もとより「長く使えるよいもの」が好きな人間なので、秒で飽きて放り出すSDGsも真っ青な消費生活を送る一方、自分にカチリとハマったものは10年、20年使い続けたりもする。
その「カチリとハマるもの」になりそうな気が、したんだよな。

ちなみに、リアルフォースはビジュアルが全くハマらなかったのでボツ。持ち運んで使いたいなという運用方法にも適合しなかったし(リアフォ使いの方をdisる意図はまったくもってありません。許して)
NIZは正直まだ気になってる。
X99のテンキーを抱きつつも凝縮されたあのコンパクトさとパステルのカラーリング、めっちゃ可愛くないですか?(持ち歩き運用するんじゃないんか?)

でもまぁ、まずは「王道」、いってみましょうということでHHKB。
どうしても合わないってときにもリセールバリューがあるし

「思ったほど白くないな」

雪のUS配列買ってみたけど、言うほど白くないやん、君。
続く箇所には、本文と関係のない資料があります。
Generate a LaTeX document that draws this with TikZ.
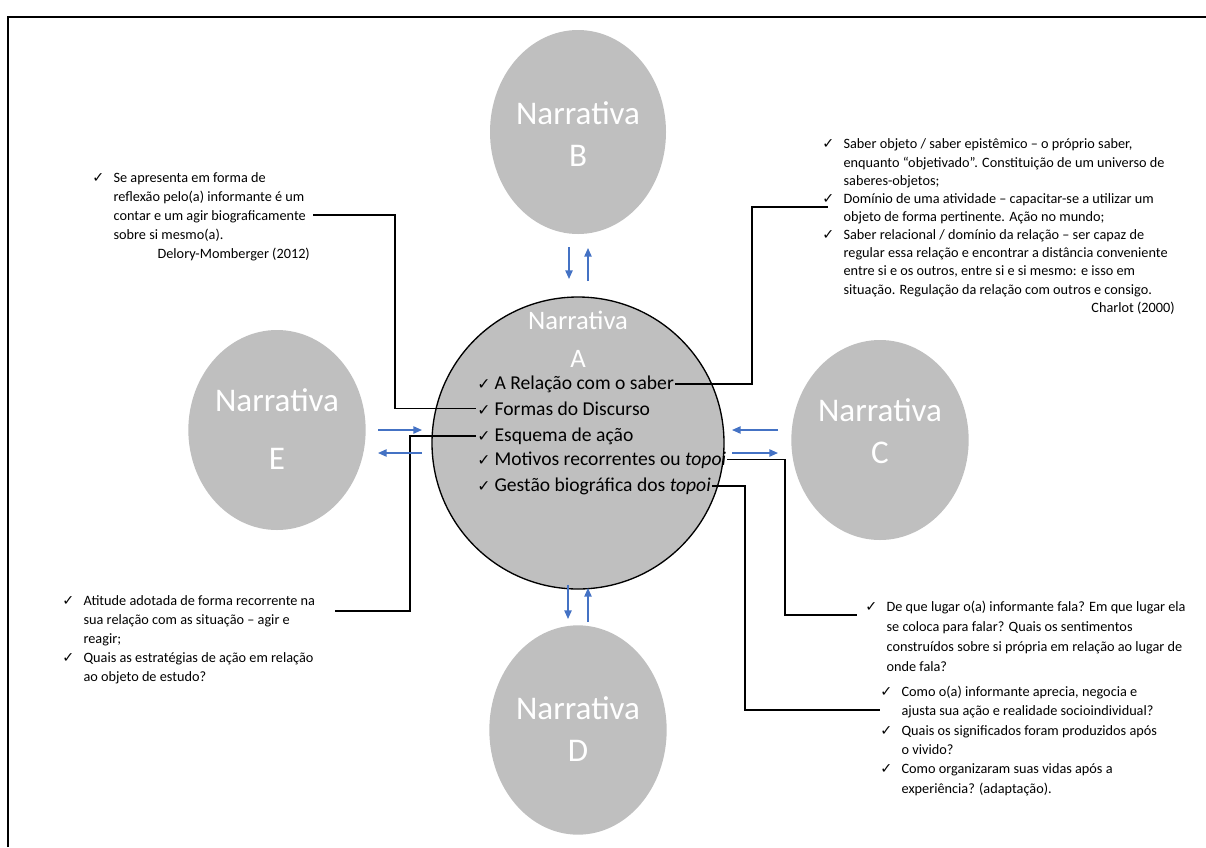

という第一印象。
まぁこれから手垢まみれになっていくこと考えたらこのくらいがちょうどいいのか。
左上、右上の刻印は大変気に入らないのですがギリギリのところで容認。
無刻印豆腐軍に手を出せるポテンシャルは私にはないので。
刻印あり本体+無刻印キートップのセットがあるのに、無刻印本体+刻印キートップがないの……わかるけど、私は後者が欲しかった。

肝心の打鍵感は「皆様が大絶賛する静電容量無接点方式、こんなものか」というこちらも第一印象だったのだけど(馬鹿のキーボードの打鍵感と比べると打ち応えが物足りない気がして)しばらく触っていたら、なんか……いい気がしてきた。つくづくちょろい人間。
変態キー配列に慣れるまでには少し時間を要しそうだけど、しばらく触ってみようと思う。

万年筆(文房具)好きな人間とこの手のキーボードの親和性、とても高いのでは

ということに、気づいてしまった。
出力がデジタルなのか、アナログなのか、といった違いはあれど、紡ぐ道具に魅力を感じるという点で。

パンタグラフには戻れない

ということにも気づいてしまった。
社用のマウスコンピューターのパチャついたキーボードがすでに打ちづらい。恐ろしいことである。わたしたち、あんなにパチャつきあっていたのに。
ということでHHKBを持ち運べる装備を整えました。
キーボードルーフは純正ではないけど、ゴムバンドついてくるのがいいなと思って選んだ。
来週辺りにはパームレストを買っている気がするし、そのうち尊師スタイルにも手を出す気がする(この言葉もキーボードについて調べるうちに初めて知った。最初はヒゲのあの顔がよぎったけど、プログラミング界の神由来なのね)
あ~楽し。

ひとつめちゃんとギュスターヴくん

とりあえずダダダと書き連ねてみた。
SNSと仕事以外の文章を打つのが100年ぶりであった。
お仕事に戻ります。

この鞍……なんか馴染んできたぞ……


アメリカ西部のカウボーイたちは、馬が死ぬと馬はそこに残していくが、どんなに砂漠を歩こうとも、鞍は自分で担いで往く。
馬は消耗品であり、鞍は自分の体に馴染んだインタフェースだからだ。
いまやパソコンは消耗品であり、キーボードは大切な、生涯使えるインタフェースであることを忘れてはいけない。